Fort McMurray, Alta. – Several First Nations and Metis communities are continuing their push to purchase an equity stake in the Trans Mountain pipeline expansion project even though a court ruling halted construction and has potentially set the project back considerably.
The Federal Court of Appeal ruling blocked the federal government’s approval of the project primarily due to a need to consult more deeply with Aboriginal groups along the pipeline route.
Indigenous groups in Fort McMurray insist they want a chance to invest in the project and believe the ruling creates an opportunity for them to do so.
“There are no shortcuts when it comes to consultation,” said Brad Callihoo, chief executive officer of the Fort McMurray #468 First Nation. “(The ruling) identifies an issue that needs to be addressed.
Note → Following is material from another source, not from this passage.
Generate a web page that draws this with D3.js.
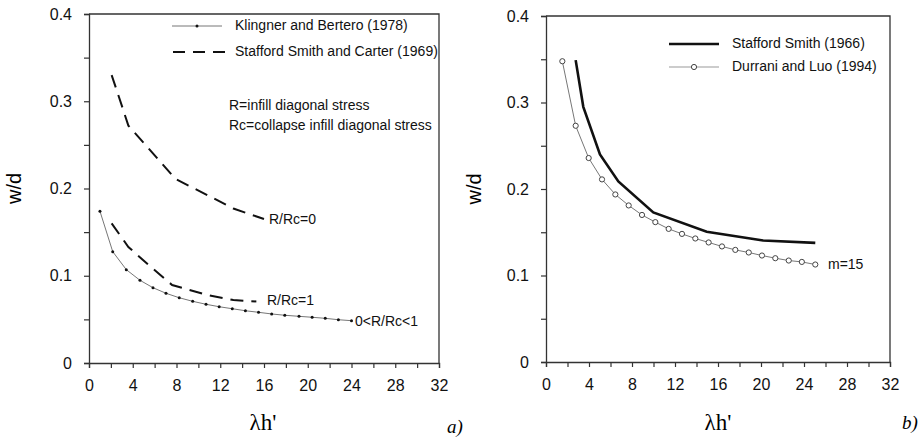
<!DOCTYPE html>
<html><head><meta charset="utf-8">
<script src="https://cdn.jsdelivr.net/npm/d3@7"></script>
<style>body{margin:0;background:#fff}svg{display:block}</style>
</head><body>
<svg id="c" width="918" height="441"></svg>
<script>
// ---- data ----
const xTicks = [0,4,8,12,16,20,24,28,32];
const yTicks = [0,0.1,0.2,0.3,0.4];
const klingnerX = [1.0,2.17,3.41,4.66,5.85,7.04,8.25,9.48,10.7,11.9,13.1,14.3,15.5,16.7,17.9,19.2,20.4,21.6,22.8,24.0];
const klingnerY = [0.174,0.1276,0.107,0.0948,0.0863,0.0799,0.0748,0.0707,0.0673,0.0645,0.0622,0.0599,0.0581,0.0562,0.0547,0.0535,0.0524,0.0512,0.0496,0.0485];
const scR0X = [2.07,3.0,3.6,5.3,7.9,11.2,13.2,16.0];
const scR0Y = [0.330,0.295,0.272,0.248,0.211,0.190,0.177,0.165];
const scR1X = [2.07,3.6,5.3,7.6,10.8,13.2,15.3];
const scR1Y = [0.160,0.133,0.114,0.0894,0.078,0.0722,0.0705];
const ssX = [2.76,3.47,5.02,6.73,9.98,14.95,20.2,25.05];
const ssY = [0.349,0.295,0.240,0.2088,0.1729,0.1505,0.1405,0.1377];
const dlX = [1.52,2.76,3.97,5.21,6.45,7.69,8.93,10.17,11.41,12.65,13.89,15.13,16.37,17.61,18.86,20.09,21.33,22.58,23.8,25.05];
const dlY = [0.3477,0.2731,0.2358,0.2111,0.1937,0.181,0.170,0.1617,0.1539,0.1481,0.1428,0.1382,0.1336,0.1296,0.1266,0.1231,0.12,0.1173,0.1157,0.1127];

const svg = d3.select("#c");
const axisCol = "#333";
const SANS = "'Liberation Sans', Arial, sans-serif";
const SERIF = "'Liberation Serif', 'DejaVu Serif', serif";

function panel(left, right, top, bottom, letter, letterX, letterY, labX, labY, wdX) {
  const x = d3.scaleLinear().domain([0,32]).range([left,right]);
  const y = d3.scaleLinear().domain([0,0.4]).range([bottom,top]);
  const g = svg.append("g");
  const xa = g.append("g").attr("transform",`translate(0,${bottom})`)
    .call(d3.axisBottom(x).tickValues(d3.range(0,33,2)).tickSize(5).tickPadding(12)
      .tickFormat(d => xTicks.includes(d) ? d : ""));
  const ya = g.append("g").attr("transform",`translate(${left},0)`)
    .call(d3.axisLeft(y).tickValues(d3.range(0,0.401,0.05)).tickSize(5).tickPadding(12)
      .tickFormat(d => { const r = Math.round(d*100)/100; return yTicks.some(t=>Math.abs(t-r)<1e-9) ? (r===0?"0":r.toFixed(1)) : ""; }));
  [xa,ya].forEach(a => {
    a.select(".domain").attr("stroke",axisCol).attr("stroke-width",1.3);
    a.selectAll(".tick line").attr("stroke",axisCol).attr("stroke-width",1.2);
    a.selectAll("text").style("font-family",SANS).attr("font-size",16).attr("fill","#111");
  });
  g.append("path").attr("d",`M${left},${top}H${right}V${bottom}`).attr("fill","none").attr("stroke",axisCol).attr("stroke-width",1.3);
  g.append("text").attr("x",labX).attr("y",labY).attr("text-anchor","middle")
    .style("font-family",SERIF).attr("font-size",23).text("λh'");
  g.append("text").attr("transform",`translate(${wdX},${(top+bottom)/2}) rotate(-90)`).attr("text-anchor","middle")
    .attr("dominant-baseline","middle")
    .style("font-family",SANS).attr("font-size",20).text("w/d");
  g.append("text").attr("x",letterX).attr("y",letterY)
    .style("font-family",SERIF).attr("font-style","italic").attr("font-size",19).text(letter);
  return {x,y,g};
}

const A = panel(89, 439, 14, 363, "a)", 447, 433, 263, 430, 16);
const B = panel(546, 890, 16, 362, "b)", 902, 429, 718, 430, 476);

const line = (sc) => d3.line().x(d=>sc.x(d[0])).y(d=>sc.y(d[1]));
const zip = (xs,ys) => xs.map((v,i)=>[v,ys[i]]);
const txt = (g,x,y,s,size) => g.append("text").attr("x",x).attr("y",y).attr("dominant-baseline","middle")
  .style("font-family",SANS).attr("font-size",size||14).attr("fill","#111").text(s);

// ---- panel a ----
A.g.append("path").datum(zip(scR0X,scR0Y)).attr("d",line(A)).attr("fill","none").attr("stroke","#111").attr("stroke-width",2).attr("stroke-dasharray","13,8");
A.g.append("path").datum(zip(scR1X,scR1Y)).attr("d",line(A)).attr("fill","none").attr("stroke","#111").attr("stroke-width",2).attr("stroke-dasharray","13,8");
A.g.append("path").datum(zip(klingnerX,klingnerY)).attr("d",line(A)).attr("fill","none").attr("stroke","#777").attr("stroke-width",1);
A.g.selectAll("circle.k").data(zip(klingnerX,klingnerY)).join("circle").attr("class","k")
  .attr("cx",d=>A.x(d[0])).attr("cy",d=>A.y(d[1])).attr("r",1.5).attr("fill","#111");
A.g.append("line").attr("x1",172).attr("x2",222).attr("y1",26).attr("y2",26).attr("stroke","#777").attr("stroke-width",1);
A.g.append("circle").attr("cx",197).attr("cy",26).attr("r",1.5).attr("fill","#111");
txt(A.g,235,26,"Klingner and Bertero (1978)");
A.g.append("line").attr("x1",173).attr("x2",226).attr("y1",52).attr("y2",52).attr("stroke","#111").attr("stroke-width",2).attr("stroke-dasharray","12,8");
txt(A.g,235,52,"Stafford Smith and Carter (1969)");
txt(A.g,229,106,"R=infill diagonal stress");
txt(A.g,229,126,"Rc=collapse infill diagonal stress");
txt(A.g,269,220,"R/Rc=0");
txt(A.g,267,301,"R/Rc=1");
txt(A.g,355,322,"0<R/Rc<1");

// ---- panel b ----
B.g.append("path").datum(zip(ssX,ssY)).attr("d",line(B)).attr("fill","none").attr("stroke","#111").attr("stroke-width",2.6);
B.g.append("path").datum(zip(dlX,dlY)).attr("d",line(B)).attr("fill","none").attr("stroke","#777").attr("stroke-width",1);
B.g.selectAll("circle.d").data(zip(dlX,dlY)).join("circle").attr("class","d")
  .attr("cx",d=>B.x(d[0])).attr("cy",d=>B.y(d[1])).attr("r",2.6).attr("fill","#fff").attr("stroke","#444").attr("stroke-width",1);
B.g.append("line").attr("x1",669).attr("x2",719).attr("y1",44).attr("y2",44).attr("stroke","#111").attr("stroke-width",2.6);
txt(B.g,732,44,"Stafford Smith (1966)");
B.g.append("line").attr("x1",669).attr("x2",719).attr("y1",67).attr("y2",67).attr("stroke","#999").attr("stroke-width",1.2);
B.g.append("circle").attr("cx",694).attr("cy",67).attr("r",2.6).attr("fill","#fff").attr("stroke","#444");
txt(B.g,732,67,"Durrani and Luo (1994)");
txt(B.g,828,265,"m=15");
</script>
</body></html>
The system is broken when it comes to consultation and we need to fix it.”
Canada has purchased the existing Trans Mountain pipeline for $4.5 billion and pledged to complete the expansion project, which would triple the line’s capacity to 890,000 barrels of oil a day. Thirty-three First Nations in B.C. signed mutual-benefits agreements with Kinder Morgan Canada Ltd. before the expansion was taken over by the federal government. Among those is the Cheam First Nation, and its Chief Ernie Crey, who has also expressed interest in buying a stake.